What to produce — Reproduce each line bearing the word "that".

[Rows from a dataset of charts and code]

● ● ● ●

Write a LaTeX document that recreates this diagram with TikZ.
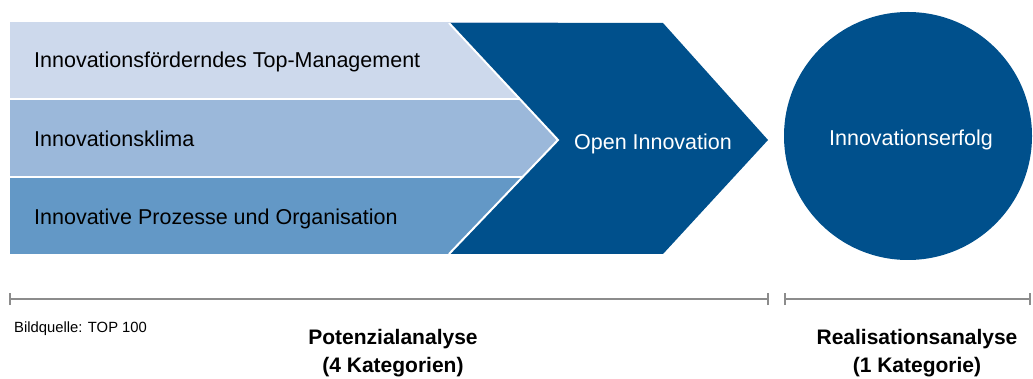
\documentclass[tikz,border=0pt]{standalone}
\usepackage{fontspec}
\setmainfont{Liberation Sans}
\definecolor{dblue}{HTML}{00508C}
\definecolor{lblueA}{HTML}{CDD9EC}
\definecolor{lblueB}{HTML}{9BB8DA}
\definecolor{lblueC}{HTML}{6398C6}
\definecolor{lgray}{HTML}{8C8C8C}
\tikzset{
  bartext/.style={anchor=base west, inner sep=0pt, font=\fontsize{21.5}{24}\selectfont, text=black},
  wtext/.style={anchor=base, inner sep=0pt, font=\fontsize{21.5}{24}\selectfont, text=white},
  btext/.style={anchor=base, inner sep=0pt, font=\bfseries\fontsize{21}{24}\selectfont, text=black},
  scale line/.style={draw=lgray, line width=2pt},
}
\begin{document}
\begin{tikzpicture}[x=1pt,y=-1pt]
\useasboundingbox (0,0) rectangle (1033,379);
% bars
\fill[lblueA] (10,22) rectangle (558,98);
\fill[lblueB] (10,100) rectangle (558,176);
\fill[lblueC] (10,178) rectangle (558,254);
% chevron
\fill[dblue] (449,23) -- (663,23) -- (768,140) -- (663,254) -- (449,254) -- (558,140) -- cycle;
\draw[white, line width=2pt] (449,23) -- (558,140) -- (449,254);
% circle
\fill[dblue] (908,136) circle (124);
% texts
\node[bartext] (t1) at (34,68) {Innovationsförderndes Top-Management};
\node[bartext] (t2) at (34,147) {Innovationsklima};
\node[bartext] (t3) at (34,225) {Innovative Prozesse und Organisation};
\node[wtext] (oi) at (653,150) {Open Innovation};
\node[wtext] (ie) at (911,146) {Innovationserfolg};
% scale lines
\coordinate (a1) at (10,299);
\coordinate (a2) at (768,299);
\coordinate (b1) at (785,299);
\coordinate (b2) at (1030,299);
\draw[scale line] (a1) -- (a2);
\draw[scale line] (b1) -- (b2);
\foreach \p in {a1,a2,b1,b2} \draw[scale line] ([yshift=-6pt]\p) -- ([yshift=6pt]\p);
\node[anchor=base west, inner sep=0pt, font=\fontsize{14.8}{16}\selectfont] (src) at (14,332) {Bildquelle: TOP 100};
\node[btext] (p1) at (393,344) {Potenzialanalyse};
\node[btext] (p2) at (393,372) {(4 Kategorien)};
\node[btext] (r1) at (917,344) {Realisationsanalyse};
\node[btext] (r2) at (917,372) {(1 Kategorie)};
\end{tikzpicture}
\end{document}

● ● ● ●

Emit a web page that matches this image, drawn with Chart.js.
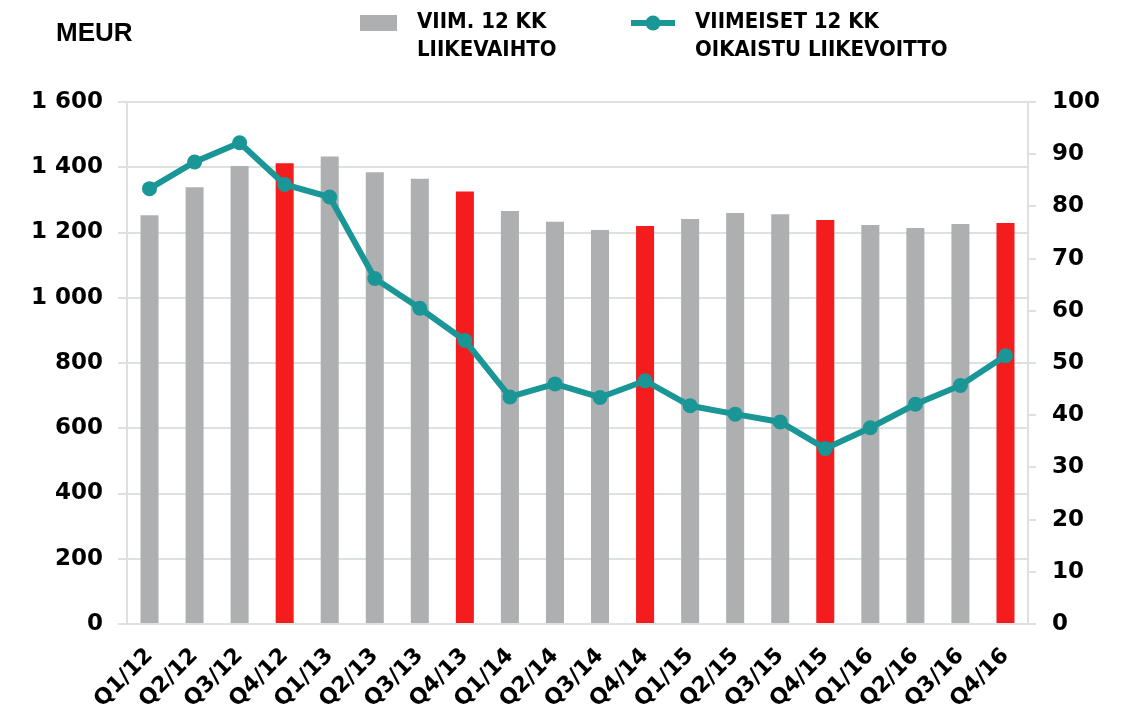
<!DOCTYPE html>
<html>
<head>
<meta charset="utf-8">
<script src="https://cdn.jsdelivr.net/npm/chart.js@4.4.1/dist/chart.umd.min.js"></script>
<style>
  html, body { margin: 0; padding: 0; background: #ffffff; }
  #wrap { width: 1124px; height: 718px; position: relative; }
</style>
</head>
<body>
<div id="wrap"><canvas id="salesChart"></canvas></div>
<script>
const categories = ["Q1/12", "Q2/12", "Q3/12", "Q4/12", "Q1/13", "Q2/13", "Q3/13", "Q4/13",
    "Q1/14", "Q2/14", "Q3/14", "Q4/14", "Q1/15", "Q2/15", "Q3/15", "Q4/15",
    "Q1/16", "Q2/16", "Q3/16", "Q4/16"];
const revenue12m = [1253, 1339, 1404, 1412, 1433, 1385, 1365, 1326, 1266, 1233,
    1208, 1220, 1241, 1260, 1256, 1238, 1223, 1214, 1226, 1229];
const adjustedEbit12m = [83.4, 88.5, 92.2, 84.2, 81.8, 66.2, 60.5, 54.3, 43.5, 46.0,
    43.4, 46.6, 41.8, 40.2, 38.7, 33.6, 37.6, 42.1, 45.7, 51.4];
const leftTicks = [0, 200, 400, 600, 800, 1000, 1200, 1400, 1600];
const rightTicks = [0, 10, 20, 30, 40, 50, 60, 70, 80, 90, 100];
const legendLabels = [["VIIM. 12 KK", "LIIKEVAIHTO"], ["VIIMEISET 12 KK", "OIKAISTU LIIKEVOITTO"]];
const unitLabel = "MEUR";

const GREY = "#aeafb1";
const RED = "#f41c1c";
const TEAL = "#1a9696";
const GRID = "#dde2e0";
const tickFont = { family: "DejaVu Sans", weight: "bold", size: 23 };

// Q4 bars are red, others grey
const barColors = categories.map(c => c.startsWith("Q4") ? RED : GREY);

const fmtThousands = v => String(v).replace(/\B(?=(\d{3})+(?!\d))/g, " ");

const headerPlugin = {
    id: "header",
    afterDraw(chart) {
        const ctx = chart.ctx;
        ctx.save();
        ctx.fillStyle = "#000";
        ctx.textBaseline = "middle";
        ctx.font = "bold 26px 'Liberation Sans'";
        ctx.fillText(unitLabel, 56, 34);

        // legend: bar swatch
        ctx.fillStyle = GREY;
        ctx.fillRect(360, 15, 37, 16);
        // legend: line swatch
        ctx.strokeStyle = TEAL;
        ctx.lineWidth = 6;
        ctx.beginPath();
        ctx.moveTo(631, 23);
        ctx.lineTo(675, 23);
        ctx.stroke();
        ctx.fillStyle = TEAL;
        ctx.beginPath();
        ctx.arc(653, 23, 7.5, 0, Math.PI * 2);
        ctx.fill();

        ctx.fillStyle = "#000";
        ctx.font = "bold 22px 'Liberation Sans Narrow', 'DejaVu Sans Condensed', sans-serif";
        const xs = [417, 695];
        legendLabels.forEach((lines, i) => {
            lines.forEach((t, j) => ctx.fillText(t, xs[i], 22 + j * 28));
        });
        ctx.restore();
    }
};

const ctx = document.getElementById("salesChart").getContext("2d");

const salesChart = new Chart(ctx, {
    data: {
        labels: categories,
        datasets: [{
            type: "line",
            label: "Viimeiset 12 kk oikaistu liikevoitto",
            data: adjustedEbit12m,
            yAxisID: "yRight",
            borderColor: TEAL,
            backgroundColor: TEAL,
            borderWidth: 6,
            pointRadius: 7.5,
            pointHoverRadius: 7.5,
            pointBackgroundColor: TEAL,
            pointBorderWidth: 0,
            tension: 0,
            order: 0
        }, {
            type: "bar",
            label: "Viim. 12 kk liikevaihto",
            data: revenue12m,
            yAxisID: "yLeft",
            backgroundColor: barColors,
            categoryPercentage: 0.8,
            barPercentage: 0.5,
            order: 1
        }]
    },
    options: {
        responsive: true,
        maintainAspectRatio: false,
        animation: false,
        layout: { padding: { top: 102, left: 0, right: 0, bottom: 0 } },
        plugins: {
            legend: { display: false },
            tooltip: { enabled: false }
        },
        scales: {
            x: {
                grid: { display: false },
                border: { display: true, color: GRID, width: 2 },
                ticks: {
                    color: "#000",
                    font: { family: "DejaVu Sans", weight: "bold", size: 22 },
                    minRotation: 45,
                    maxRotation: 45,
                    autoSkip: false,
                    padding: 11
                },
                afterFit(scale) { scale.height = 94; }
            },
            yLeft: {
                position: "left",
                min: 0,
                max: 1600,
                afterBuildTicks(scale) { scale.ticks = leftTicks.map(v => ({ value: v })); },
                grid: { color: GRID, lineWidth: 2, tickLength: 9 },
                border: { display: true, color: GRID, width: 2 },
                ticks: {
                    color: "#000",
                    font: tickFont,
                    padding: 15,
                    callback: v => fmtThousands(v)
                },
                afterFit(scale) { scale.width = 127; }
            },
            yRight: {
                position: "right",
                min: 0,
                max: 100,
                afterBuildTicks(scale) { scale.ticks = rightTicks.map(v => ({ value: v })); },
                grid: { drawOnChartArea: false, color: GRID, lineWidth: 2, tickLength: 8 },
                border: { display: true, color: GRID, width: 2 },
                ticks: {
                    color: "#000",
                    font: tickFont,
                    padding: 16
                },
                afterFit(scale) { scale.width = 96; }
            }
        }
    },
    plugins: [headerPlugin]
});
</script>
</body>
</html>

● ● ● ●

Full response —
Write a LaTeX document that recreates this diagram with TikZ.
Emit a web page that matches this image, drawn with Chart.js.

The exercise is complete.